Let's squeeze 8 bits out of c:
Instead of 4-bit counters, use 2-bit. c is now 2*14 = 28 bits, but can't support more than 3 nonzeros per column. This leaves us with 128-80-28 = 20 bits. Use that space for array a4c with 5 4-bit elements that "add 4 to an element of c" specified by the 4-bit element. So, if a4c={2,2,10,15, 15} that means c[2] += 4; c[2] += 4 (again); c[10] += 4;.
The "most wasteful" distribution of nonzeros is one where the column count will require an add-4 to support 1 extra nonzero: so 5 columns with 4 nonzeros each. Luckily we have exactly 5 add-4s available.
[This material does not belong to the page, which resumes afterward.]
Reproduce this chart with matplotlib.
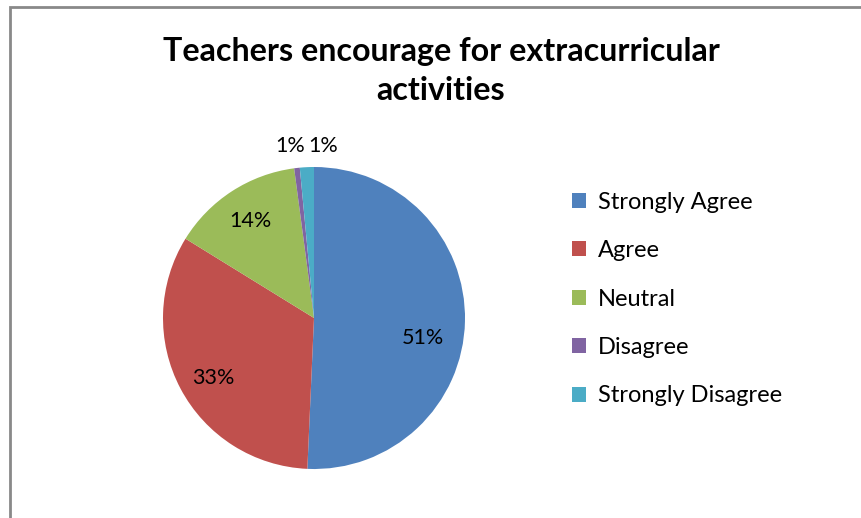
import matplotlib
matplotlib.use("Agg")
import matplotlib.pyplot as plt
from matplotlib.patches import Rectangle

categories = ["Strongly Agree", "Agree", "Neutral", "Disagree", "Strongly Disagree"]
values = [50.7, 33.1, 14.1, 0.6, 1.5]
pct_labels = ["51%", "33%", "14%", "1%", "1%"]
colors = ["#4F81BD", "#C0504D", "#9BBB59", "#8064A2", "#4BACC6"]
# label positions (pie radius units)
label_pos = [(0.72, -0.13), (-0.67, -0.40), (-0.42, 0.64), (-0.155, 1.14), (0.06, 1.14)]

W, H = 862, 518
fig = plt.figure(figsize=(W / 100, H / 100), dpi=100)
fig.patch.set_facecolor("white")

# outer chart border (only top and left visible)
fig.add_artist(Rectangle((10.5 / W, -0.1), 1.2, (H - 7.5) / H + 0.1, transform=fig.transFigure,
                         fill=False, edgecolor="#898989", linewidth=2))

cx, cy, r = 314, 318, 151
ax = fig.add_axes([(cx - r) / W, (H - cy - r) / H, 2 * r / W, 2 * r / H])
wedges, _ = ax.pie(values, colors=colors, startangle=90, counterclock=False, radius=1,
                   wedgeprops=dict(linewidth=0))
ax.set_xlim(-1, 1)
ax.set_ylim(-1, 1)
ax.set_aspect("auto")
ax.axis("off")

for lbl, (x, y) in zip(pct_labels, label_pos):
    ax.text(x, y, lbl, ha="center", va="center", fontsize=15.5, family="Lato", color="black")

fig.text(441 / W, 1 - 71 / H, "Teachers encourage for extracurricular\nactivities", ha="center",
         va="center", fontsize=23.2, fontweight="bold", family="Lato", linespacing=1.45)

leg = fig.legend(wedges, categories, loc="upper left", bbox_to_anchor=(560 / W, 1 - 180 / H),
                 frameon=False, prop=dict(family="Lato", size=17), handlelength=0.6,
                 handleheight=0.6, labelspacing=1.16, handletextpad=0.5, borderpad=0)

fig.savefig("out.png", dpi=100)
Total space = 28 bits (c) + 20 bits
(a4c) + 80 bits (r) = 128 bits.
Your input is a perfect candidate for a sparse matrix. You said you're using Matlab, so you already have a good sparse matrix built for you.
spm = sparse(dense_matrix)
Matlab's sparse matrix implementation uses Compressed Sparse Columns, which has memory usage on the order of 2*(# of nonzeros) + (# of columns), which should be pretty good in your case of 20 nonzeros and 14 columns. Storing 20 values sure is better than storing 196...
Also remember that all matrices in Matlab are going to be composed of doubles. Just because your matrix can be stored as a 1-bit boolean doesn't mean Matlab won't stick it into a 64-bit floating point value... If you do need it as a boolean you're going to have to make your own type in C and use .mex files to interface with Matlab.
After thinking about this again, if all your matrices are going to be this small and they're all binary, then just store them as a binary vector (bitmask). Going off your 14x14 example, that requires 196 bits or 25 bytes (plus n, m if your dimensions are not constant). That same vector in Matlab would use 64 bits per element, or 1568 bytes. So storing the matrix as a bitmask takes as much space as 4 elements of the original matrix in Matlab, for a compression ratio of 62x.
Unfortunately I don't know if Matlab supports bitmasks natively or if you have to resort to .mex files. If you do get into C++ you can use STL's vector<bool> which implements a bitmask for you.